Popularizing National Pasts
1800 to the Present
Edited by Stefan Berger, Chris Lorenz, Billie Melman
Routledge – 2012 – 362 pages
Series: Routledge Approaches to History
Popularizing National Pasts is the first truly cross-national and comparative study of popular national histories, their representations, the meanings given to them and their uses, which expands outside the confines of Western Europe and the US. It draws a picture of popular histories which is European in the full sense of this term. One of its fortes is the inclusion of Eastern Europe. The cross-national angle of Popularizing National Pasts is apparent in the scope of its comparative project, as well as that of the longue durée it covers. Apart from essays on Britain, France, and Germany, the collection includes studies of popular histories in Scandinavia, Eastern and Southern Europe, notably Romania, Bulgaria, Croatia, Armenia, Russia and the Ukraine, as well as considering the US and Argentina. Cross-national comparison is also a central concern of the thirteen case studies in the volume, which are, each, devoted to comparing between two, or more, national historical cultures. Thus temporality –both continuities and breaks- in popular notions of the past, its interpretations and consumption, is examined in the long continuum. The volume makes available to English readers, probably for the first time, the cutting edge of Eastern European scholarship on popular histories, nationalism and culture.

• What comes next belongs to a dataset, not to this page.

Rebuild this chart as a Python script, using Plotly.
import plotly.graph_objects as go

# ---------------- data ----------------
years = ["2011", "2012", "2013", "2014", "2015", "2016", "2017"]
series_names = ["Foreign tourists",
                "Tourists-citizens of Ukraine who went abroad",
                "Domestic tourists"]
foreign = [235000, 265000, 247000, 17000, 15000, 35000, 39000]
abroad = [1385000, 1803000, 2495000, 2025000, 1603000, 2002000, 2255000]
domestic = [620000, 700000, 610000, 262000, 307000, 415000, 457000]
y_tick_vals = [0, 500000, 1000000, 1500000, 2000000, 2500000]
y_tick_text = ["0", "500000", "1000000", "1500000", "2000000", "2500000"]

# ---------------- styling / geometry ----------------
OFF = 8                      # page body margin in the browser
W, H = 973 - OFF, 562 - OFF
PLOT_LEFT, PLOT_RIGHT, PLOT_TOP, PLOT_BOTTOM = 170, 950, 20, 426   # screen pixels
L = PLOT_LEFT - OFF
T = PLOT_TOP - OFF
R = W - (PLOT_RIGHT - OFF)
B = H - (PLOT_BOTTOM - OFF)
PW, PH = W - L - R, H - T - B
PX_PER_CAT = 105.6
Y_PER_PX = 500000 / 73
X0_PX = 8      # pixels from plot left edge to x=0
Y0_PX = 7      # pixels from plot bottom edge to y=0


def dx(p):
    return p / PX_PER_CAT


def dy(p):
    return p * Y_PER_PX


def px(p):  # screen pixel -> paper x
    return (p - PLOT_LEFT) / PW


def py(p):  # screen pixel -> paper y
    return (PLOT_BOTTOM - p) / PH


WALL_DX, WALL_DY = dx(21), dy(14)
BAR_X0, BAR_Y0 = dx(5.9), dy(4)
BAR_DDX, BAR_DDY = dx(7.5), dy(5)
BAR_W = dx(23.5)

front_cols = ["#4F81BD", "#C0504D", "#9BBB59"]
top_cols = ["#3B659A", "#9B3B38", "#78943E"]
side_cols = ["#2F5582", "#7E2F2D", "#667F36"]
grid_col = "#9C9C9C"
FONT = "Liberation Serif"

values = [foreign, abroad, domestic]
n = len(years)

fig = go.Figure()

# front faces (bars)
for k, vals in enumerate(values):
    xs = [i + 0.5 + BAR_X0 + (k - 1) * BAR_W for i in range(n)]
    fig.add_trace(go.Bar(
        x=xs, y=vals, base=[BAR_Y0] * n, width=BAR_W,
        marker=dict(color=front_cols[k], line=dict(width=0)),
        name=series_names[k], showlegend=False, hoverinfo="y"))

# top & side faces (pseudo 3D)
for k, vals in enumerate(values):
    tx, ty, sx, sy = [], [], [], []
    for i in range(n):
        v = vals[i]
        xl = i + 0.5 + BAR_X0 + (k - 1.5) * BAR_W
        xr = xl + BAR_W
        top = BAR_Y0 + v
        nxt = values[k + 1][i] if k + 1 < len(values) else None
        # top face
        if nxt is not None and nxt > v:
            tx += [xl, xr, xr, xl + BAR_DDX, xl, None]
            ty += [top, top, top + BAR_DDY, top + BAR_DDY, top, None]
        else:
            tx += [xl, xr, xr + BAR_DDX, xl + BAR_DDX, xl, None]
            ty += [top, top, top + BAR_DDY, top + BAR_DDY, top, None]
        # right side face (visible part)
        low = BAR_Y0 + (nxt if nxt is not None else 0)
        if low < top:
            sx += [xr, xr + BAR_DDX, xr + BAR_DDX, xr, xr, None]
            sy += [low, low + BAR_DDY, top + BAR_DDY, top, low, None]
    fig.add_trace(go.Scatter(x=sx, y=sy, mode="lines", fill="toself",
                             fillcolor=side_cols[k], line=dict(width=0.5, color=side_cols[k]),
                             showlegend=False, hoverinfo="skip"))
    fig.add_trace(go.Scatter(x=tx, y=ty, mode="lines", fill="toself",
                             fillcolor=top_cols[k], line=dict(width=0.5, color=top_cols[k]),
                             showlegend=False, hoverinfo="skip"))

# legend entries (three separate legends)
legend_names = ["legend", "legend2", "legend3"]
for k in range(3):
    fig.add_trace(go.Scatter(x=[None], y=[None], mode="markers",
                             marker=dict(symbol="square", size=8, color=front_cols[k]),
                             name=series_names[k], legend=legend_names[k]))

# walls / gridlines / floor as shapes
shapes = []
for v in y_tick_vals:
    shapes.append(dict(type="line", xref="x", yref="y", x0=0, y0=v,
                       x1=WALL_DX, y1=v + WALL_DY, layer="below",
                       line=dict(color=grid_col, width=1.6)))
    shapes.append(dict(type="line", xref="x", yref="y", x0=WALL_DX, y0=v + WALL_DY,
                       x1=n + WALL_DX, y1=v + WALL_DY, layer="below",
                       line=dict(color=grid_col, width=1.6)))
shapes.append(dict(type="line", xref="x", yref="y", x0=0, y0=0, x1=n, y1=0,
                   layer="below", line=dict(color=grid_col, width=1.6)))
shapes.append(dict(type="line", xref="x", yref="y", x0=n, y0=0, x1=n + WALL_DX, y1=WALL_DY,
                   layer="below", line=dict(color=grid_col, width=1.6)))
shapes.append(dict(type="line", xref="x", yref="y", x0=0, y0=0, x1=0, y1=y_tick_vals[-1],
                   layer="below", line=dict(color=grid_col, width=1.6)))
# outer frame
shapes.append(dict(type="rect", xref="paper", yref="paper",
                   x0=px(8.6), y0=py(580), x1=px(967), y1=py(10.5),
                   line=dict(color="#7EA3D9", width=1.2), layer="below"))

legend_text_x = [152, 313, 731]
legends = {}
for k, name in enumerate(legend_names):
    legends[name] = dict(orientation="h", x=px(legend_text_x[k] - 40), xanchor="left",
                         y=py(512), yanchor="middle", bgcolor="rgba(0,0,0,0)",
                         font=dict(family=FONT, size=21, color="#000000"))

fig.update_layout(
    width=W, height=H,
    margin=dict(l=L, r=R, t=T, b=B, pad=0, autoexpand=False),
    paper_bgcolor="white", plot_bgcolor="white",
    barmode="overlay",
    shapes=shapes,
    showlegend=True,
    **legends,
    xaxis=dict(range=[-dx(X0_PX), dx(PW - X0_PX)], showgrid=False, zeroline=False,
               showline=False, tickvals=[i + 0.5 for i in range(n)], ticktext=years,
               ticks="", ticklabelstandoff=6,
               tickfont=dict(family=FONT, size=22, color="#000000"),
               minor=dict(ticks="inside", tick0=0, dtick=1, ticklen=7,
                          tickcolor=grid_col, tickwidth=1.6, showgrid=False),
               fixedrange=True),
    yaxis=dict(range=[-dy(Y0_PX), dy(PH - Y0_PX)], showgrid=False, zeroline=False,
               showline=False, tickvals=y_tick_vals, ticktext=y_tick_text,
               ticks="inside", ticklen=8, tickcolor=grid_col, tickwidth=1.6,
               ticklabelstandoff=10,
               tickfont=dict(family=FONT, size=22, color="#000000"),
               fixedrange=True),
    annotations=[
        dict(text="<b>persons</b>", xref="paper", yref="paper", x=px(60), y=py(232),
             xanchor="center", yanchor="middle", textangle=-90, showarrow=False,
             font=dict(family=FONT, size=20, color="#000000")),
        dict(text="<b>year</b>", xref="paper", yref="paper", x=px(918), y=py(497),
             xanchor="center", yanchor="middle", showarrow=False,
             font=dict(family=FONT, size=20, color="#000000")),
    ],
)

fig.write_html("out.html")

"The individual essays are exciting, and offer a variety of new topics and methods that will greatly increase our understanding of the impact of the past on the historical and contemporary present." Stephanie Barczewski, Clemson University, USA
Introduction. Stefan Berger, Chris Lorenz, and Billie Melman Part I: Popular National Histories in the Late Eighteenth and Early Nineteenth Centuries 1. Revolutionary Politics and Revolutionary Aesthetics: Opera, Classics, and Popular National History. Simon Goldhill 2. History as Romance and History as Atonement: Nineteenth-Century Images from Britain and France. Stephen Bann 3. ‘That which we learn with the eye’: Popular Histories, Modernity, and Nationalism in Nineteenth-Century London and Paris. Billie Melman 4. Popular Heritage and Commodification Debates in Nineteenth- and Early Twentieth-Century Britain, France, and Germany. Astrid Swensson Part II: Popular National Histories in the First Half of the Twentieth Century 5. Imagining Russia’s Pasts: Revolutionary and Tsarist Russia in American, British and German Cinema, 1927–1939. Sarah Street 6. Balkans Baedecker for Übermensch Tourists: Janko Janev’s Popular Historiosophy. Balász Trencsényi 7. Exhibiting Scandinavian Culture: The National Museums of Denmark and Sweden. Peter Aronsson 8. Locating Transylvanians: Real and Fictional Ethnohistories. Borbála Zsuzsanna Török Part III: Popular National Histories in the Second Half of the Twentieth Century 9. Migrants, Foreigners, Jews, and the Cultural Structure of Prejudice: The Nation as Performative Event in US and German TV Crime Dramas. Wulf Kansteiner 10. Filming a Livable Past: The 1970s–1980s in Contemporary Russian Cinema. Oksana Sarkisova 11. On Track to the Grand Prix: The National Eurovision Competition as National History. Philip V. Bohlman 12. A City and its Pasts: Popular Histories in Kaliningrad between Regionalization and Nationalization. Stefan Berger 13. The Internet and National Histories. Markku Jokisipilä 14. ‘Unpopular past’: The Argentine Madres de Plaza de Mayo and their Rebellion against History. Berber Bevernage
Stefan Berger is Professor of Social History and Director of the Institute of Social Movements at Ruhr University Bochum. He is also chair of the executive board of the Foundation Library of the Ruhr at the House for the History of the Ruhr in Bochum. His areas of research are modern and contemporary European history, comparative labor history, the history of social movements and nationalism and national identity studies. He is author of Inventing the Nation: Germany (2004) and co-editor (with Chris Lorenz) of The Contested Nation (2008).
Chris Lorenz is Professor of Historical Culture of Germany at VU University Amsterdam and at the Amsterdam University College. He has published predominantly on theory of history, on German historiography, and on modern educational policy. His most recent publications include Bordercrossings. Explorations between History and Philosophy'(in Polish, 2009) and Nationalizing the Past. Historians as Nation Builders in Modern Europe (co-edited with Stefan Berger, 2010).
Billie Melman is Professor of Modern History, Henri Glasberg Chair of European Studies and Director of the Graduate School of Historical Studies at Tel Aviv University. Her fields of teaching and research are British and Western European cultural and social history, popular culture, colonialism, and gender. She is author of The Culture of History: English Uses of the Past, 1800-1953 (2006) and Borderlines: Genders and Identities in War and Peace 1870-1930 (1998).